I haven't been a Windows 8 basher, but I'm also no Windows 8 fan. Microsoft's latest client OS has received a cool reception—and right or wrong, Windows 8 shoulders much of the blame for the sharp 13.9 percent decline in PC sales reported by IDC.
News about Windows 8 and the pending Windows Blue update have made it clear that Microsoft isn't going to address some of the key features that customers dislike about Windows 8—which is ironic considering that Microsoft claims to have a customer-centric focus. Here are the top 10 changes Microsoft should make to Windows 8 to increase the OS's number of fans.
1. Bring back the Start menu—Removing the Start menu was the biggest mistake Microsoft made in Windows 8. Leaving the Start menu in wouldn't have hurt anything and it would have made the new OS easier for existing Windows users to adopt. Instead, Microsoft chose to make Windows 8 users' lives difficult. Returning the Start menu would fix the biggest mistake in Windows 8 right away. The upcoming Blue release has been rumored to include the Start button, but not the Start menu.
2. Add touch support using Kinect—Windows 8 was designed around a touch interface and it's definitely more useable on a touch-enabled device. The only problem is, few people have touch-enabled devices. Plus, there's the disgust most people have with other people leaving greasy smudge marks on their device screen. Making a Kinect add-on for Windows 8 would solve both problems by eliminating the need to purchase completely new touch-enabled monitors and by providing a gesture-enabled add-on that allows touch to work without users actually having to touch the screen.
3. Dynamically detect the device and boot accordingly—One of the other annoyances in Windows 8 is the inability to boot into the desktop. The desktop is where most users with standard PCs and laptops are going to spend most of their time. If Windows 8 is running on a tablet, then it makes sense to boot into the new Start screen.

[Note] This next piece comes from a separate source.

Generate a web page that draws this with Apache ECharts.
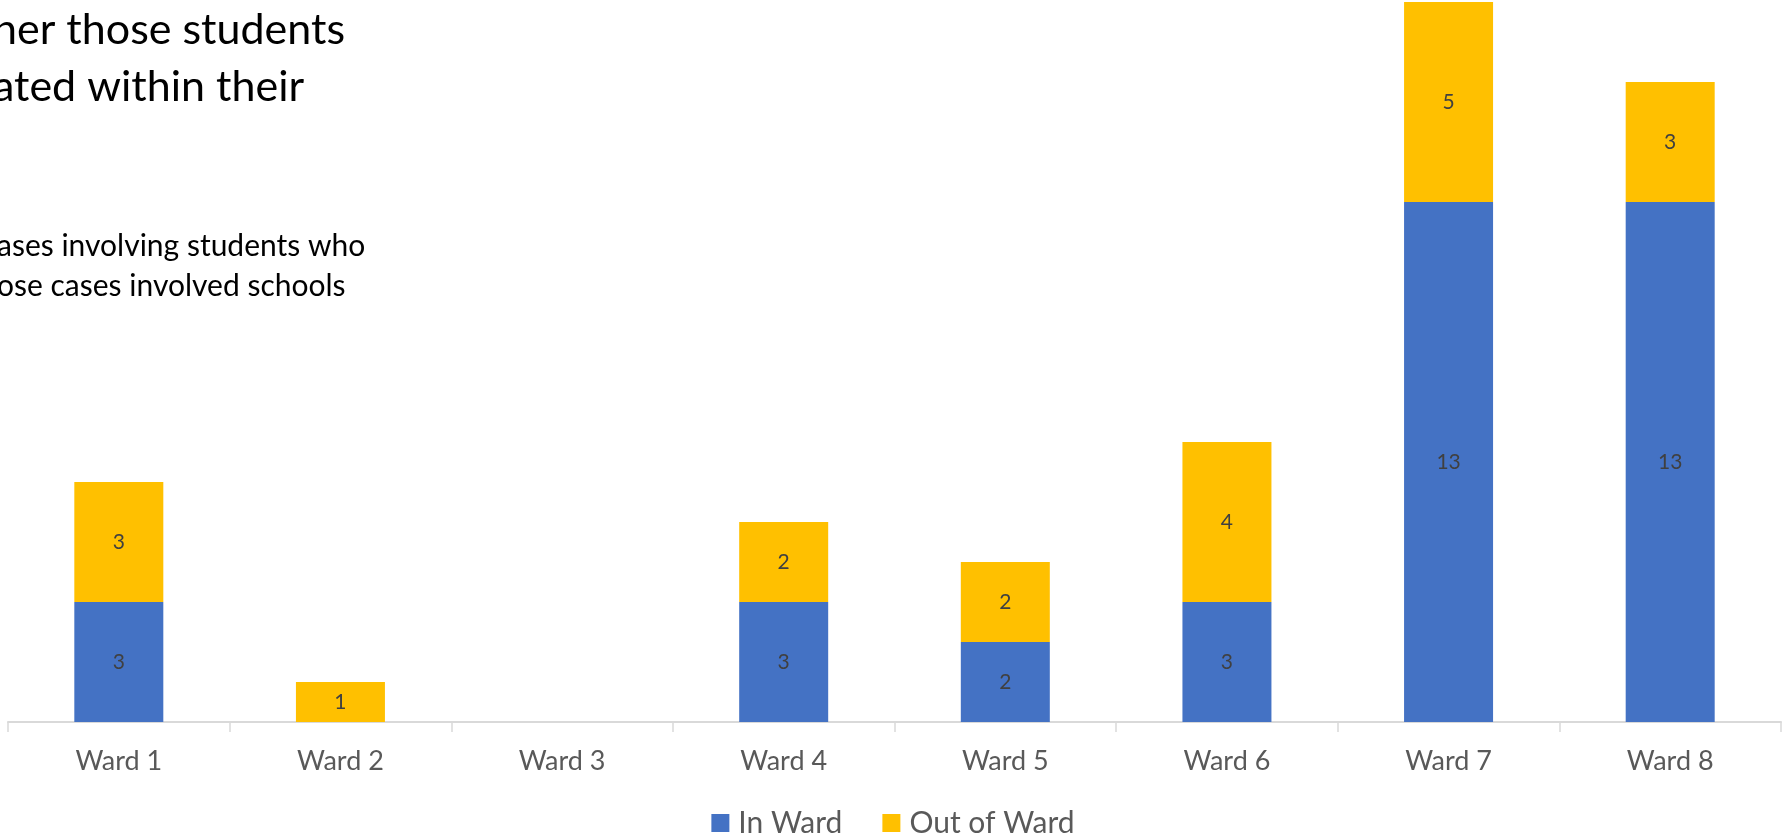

If Windows 8 is running on a non-touch device, then provide the option to allow the boot into the desktop. The upcoming Blue release is rumored to allow booting into the desktop, but it would be even better if the system could detect the type of device and boot accordingly.
4. Make everything visible—One of the strong points about the Windows 7 and earlier interfaces is that you can eventually find everything by clicking on the different options you can see on the screen. That's not true in Windows 8. Menus appear and disappear depending on where you mouse or touch. Many people—especially ordinary folks—find this very confusing, and it could be easily be rectified by adding Start screen or desktop icons for these sometimes invisible options.
5. Eliminate the reliance on keyboard shortcuts—Unlike any earlier edition of Windows, Windows 8 is not really usable without mastering keyboard shortcuts—at least not on a regular mouse- and keyboard-equipped PC. I can't count the number of times I use Ctrl+X and the Windows key in day. Keyboard shortcuts are great, but point-and-click method is what made Windows popular in the first place. Again, surfacing regular tasks to the interface would make it easier for ordinary users.
6. Make the Start screen cooler—I know the Start screen has its fans, but it reminds me of the days when Visual Basic (VB) first came out and everything had to be too simple, too colorful, and too gauche. I liked the Windows 7 transparency and snap features. Windows 8's blocky nature seems like a step backward for a PC. Transparent, resizable, and floating tiles would have been cooler.
7. Allow Windows 8 apps to run in a window—It seems silly to me that an OS called Windows can't run new apps in a window. Without third-party software, apps have to run in full-screen mode. Full-screen apps make sense for a phone, or maybe a small tablet, but nothing is less attractive than a single app stretched across my 27" monitor.
8. Really cloud-enable the OS—I really do like the Windows 8's SkyDrive integration, but I think it could go further. Allowing your desktop and profile to travel with you to multiple devices in the style of Live Mesh, or maybe integrating backup for your system and documents without needing to buy something extra, would make the cloud more convenient and practical for desktop users.
9. Buy Stardock—Stardock Start8 provides a replacement Start menu, whereas ModernMix allows you to run Windows 8 apps in windows on the desktop. Microsoft should just save itself the effort, buy Stardock, and include the company's software in the next release of Windows 8.
10. Rename Windows RT—Every non-IT person I talk to about Windows RT doesn't understand it's not compatible with all the existing Windows x86 software. When I tell them, they can't believe it. The ARM-based Windows RT is a cool device, but giving it a new name would eliminate the confusion.